With ranch properties, as with any other property, Howard explains, just about anything can be done. The real question is what should be done. "We try to take materials that are very local," he says, "and build a house that is extremely well-insulated, thoughtful to its environment and timeless in nature, so you give essentially two generations something that they won't have to really mess around with."

That means building or renovating a home that tucks into the landscape, working with its surroundings rather than against them -- a concept that most of Howard's clients come to appreciate, even if they began a project hoping for "a centerfold piece up on top of a hill with a big view." And that doesn't mean that a thoughtfully built ranch estate can't still have all the creature comforts; it can, from gourmet kitchens to the latest in energy-efficient technology. But in many ways, a ranch estate can be a way for buyers to experience a different, more natural kind of luxury.

"When (clients) walk into one of our places, it just smells of oil and leather and wax," Howard says. "It doesn't smell of synthetics. It's not full of carpet, full of Sheetrock, full of paint and formaldehyde. It's just rich."

The appeal of ranch living, after all, is the richness of being in harmony with nature.

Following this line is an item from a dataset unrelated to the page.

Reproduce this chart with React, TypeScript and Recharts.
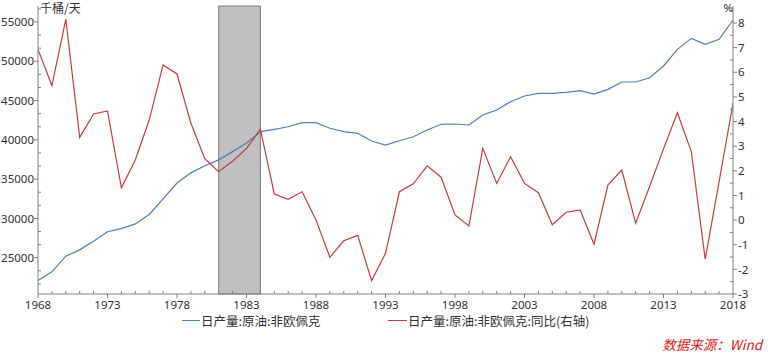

It's not about re-creating city life in the country.

Howard finds that after his clients spend some time living where the air and water and soil are pure, and the mind and body can wander, they are permanently altered.

"I watch the shift in all of my clients, because they often come in not just Type A, but Type Double-A," he says. "And after a couple of years of living there, and then eventually a decade of living there, and then sometimes 20 years of living there, they become deeply changed and much quieter people.

"Not that they weren't loving, not that they're not still smart," he continues. "It's just I find that the nature has a tendency to work on them in a very good way."